P: Qual sua opinião sobre o grande aumento de tiroteios em massa que vimos ultimamente?

R: Quase todos esses tiroteios deram sinais de que poderiam acontecer e deveriam ter sido direcionados para a área de saúde pública. Não há nada de errado com a aplicação da lei, mas eles frequentemente não podem fazer nada porque nenhum evento aconteceu. Se eles não têm alguém para pegar, não há nada a fazer além de assistir. Como o atirador da boate em Orlando, que o FBI estava o observando. Isso é como ver alguém desenvolvendo uma doença sem intervir. Um de nossos funcionários poderia ajudar alguém a mudar de ideia. É muito semelhante ao simples trabalho que fazemos na rua. Uma mãe liga porque o filho está carregando armas no porão de casa. Ela não quer chamar a polícia porque é seu filho. Ela não sabe o que fazer. Ela está arrancando os cabelos. Então, o que ela faz? Chama um interruptor que vem, acalma esse cara e o ajuda a ver que o que está querendo fazer não tem sentido. Continua trabalhando com ele por meses e nada acontece. Nenhum tiro. 

P: Então as pessoas devem chamar um interruptor de violência ou uma autoridade?

R: Ambos podem ser chamados. Mas você tem que ter essa opção de permitir que “entrem”. Quando há interruptores na vizinhança, eles captam informações. Você nem precisa ligar às vezes, porque eles ouviram de outras pessoas na escola que tal garoto foi expulso e estão preocupados com o quanto ele está zangado. Isso é o suficiente. Nós ficamos por perto, prestamos atenção, levamos alguém que tenha um relacionamento melhor com ele, mas isso se torna um contato pelo qual nós temos certa responsabilidade”. Fazemos isso o tempo todo: entramos em contato com pessoas que têm HIV, sífilis ou tuberculose. Estamos conversando com pessoas que não necessariamente querem falar conosco, mas nosso trabalho é garantir que nada corra mal com a saúde e a segurança do bairro. Seja um tiroteio em massa ou um tiroteio na vizinhança, lepra, gripe aviária ou ebola. Quando você tem esses trabalhadores, as coisas melhoram em vez de piorar.

P: Apesar do sucesso da Cure Violence, ainda há pessoas que criticam o projeto. Por quê?

R: Esta é uma teoria relativamente nova. Precisamos de uma mudança geracional até que o projeto seja visto adequadamente. As pessoas não queriam acreditar que a cólera era transmitida pela água; elas pensavam que estava no ar. Pensavam que as pessoas com lepra eram más; não havia a compreensão de que os microrganismos são invisíveis. Ao mesmo tempo, temos agora a USAID, o Banco Mundial, o Banco Interamericano de Desenvolvimento, a Fundação UBS Optimus, a Fundação Robert Wood Johnson e muitos conselhos municipais e prefeitos que apoiam o projeto. Há um impulso para se livrar do problema em vez de viver com ele.   

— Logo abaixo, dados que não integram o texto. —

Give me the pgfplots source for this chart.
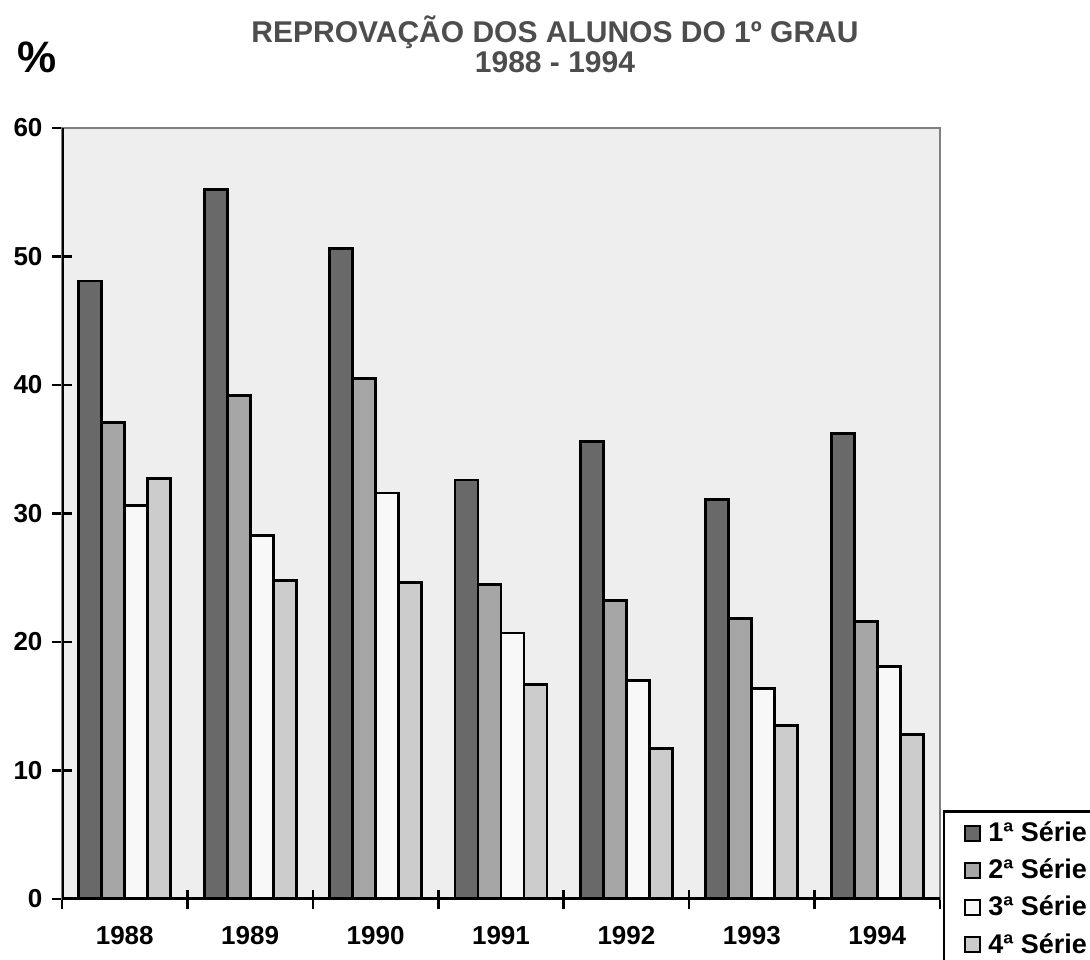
\documentclass[border=0pt]{standalone}
\usepackage{fontspec}
\setmainfont{Liberation Sans}
\usepackage{pgfplots}
\pgfplotsset{compat=1.18}
\definecolor{bgcol}{RGB}{238,238,238}
\definecolor{cA}{RGB}{105,105,105}
\definecolor{cB}{RGB}{166,166,166}
\definecolor{cC}{RGB}{248,248,248}
\definecolor{cD}{RGB}{204,204,204}
\definecolor{titlegray}{RGB}{77,77,77}
\definecolor{framegray}{RGB}{128,128,128}
\begin{document}
\begin{tikzpicture}
\path[use as bounding box] (0,0) rectangle (545pt,479.5pt);
\node[font=\bfseries\fontsize{15}{18}\selectfont, text=titlegray, anchor=center] at (277.5pt,463.5pt) {REPROVAÇÃO DOS ALUNOS DO 1º GRAU};
\node[font=\bfseries\fontsize{15}{18}\selectfont, text=titlegray, anchor=center] at (277.5pt,448.5pt) {1988 - 1994};
\node[font=\bfseries\fontsize{22}{26}\selectfont, anchor=center] at (18.5pt,451pt) {\%};
\begin{axis}[
  at={(31pt,30pt)}, anchor=south west,
  scale only axis, width=439pt, height=385.5pt,
  ybar=0pt, bar width=11.5pt,
  xmin=-0.5, xmax=6.5, ymin=0, ymax=60,
  ytick={0,10,...,60},
  xtick={-0.5,0.5,...,6.5}, xticklabels={},
  extra x ticks={0,1,2,3,4,5,6},
  extra x tick labels={1988,1989,1990,1991,1992,1993,1994},
  extra x tick style={major tick length=0pt},
  xtick pos=bottom, ytick pos=left,
  tick align=center, major tick length=9.5pt,
  tick style={black, line width=1.3pt},
  axis line style={draw=framegray, line width=1.2pt},
  axis background/.style={fill=bgcol},
  /pgf/number format/assume math mode=true,
  tick label style={font=\bfseries\fontsize{13}{15}\selectfont},
  xticklabel style={yshift=-10pt},
  yticklabel style={xshift=-1.5pt},
  every axis plot/.append style={draw=black, line width=1.4pt},
  legend style={at={(rel axis cs:1.003,0.115)}, anchor=north west,
    draw=black, line width=1.4pt, fill=white,
    font=\bfseries\fontsize{13.5}{15}\selectfont,
    row sep=3.2pt, inner xsep=10pt, inner ysep=3pt,
    cells={anchor=west}},
  legend image code/.code={\draw[#1, draw=black, line width=1pt] (0pt,-3.75pt) rectangle (7.5pt,3.75pt); \path (9pt,0pt);},
]
\addplot[fill=cA] coordinates {(0,48.1) (1,55.2) (2,50.6) (3,32.6) (4,35.6) (5,31.1) (6,36.2)};
\addplot[fill=cB] coordinates {(0,37.1) (1,39.2) (2,40.5) (3,24.5) (4,23.2) (5,21.8) (6,21.6)};
\addplot[fill=cC] coordinates {(0,30.6) (1,28.3) (2,31.6) (3,20.7) (4,17.0) (5,16.4) (6,18.1)};
\addplot[fill=cD] coordinates {(0,32.7) (1,24.8) (2,24.6) (3,16.7) (4,11.7) (5,13.5) (6,12.8)};
\legend{1ª Série,2ª Série,3ª Série,4ª Série}
\draw[black, line width=1.6pt] (rel axis cs:0,1) -- (rel axis cs:0,0) -- (rel axis cs:1,0);
\end{axis}
\end{tikzpicture}
\end{document}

P: O que os rotarianos podem fazer para promover o programa Cure Violence?

R: Eles devem conversar com os líderes da cidade, organizações filantrópicas e a comunidade empresarial, e levar ou ajudar a desenvolver o Cure Violence onde for necessário. O método Cure Violence funciona muito rápido. Quando é colocado em prática e os trabalhadores são contratados e treinados, a queda na violência geralmente acontece dentro de alguns meses, e geralmente é muito drástica.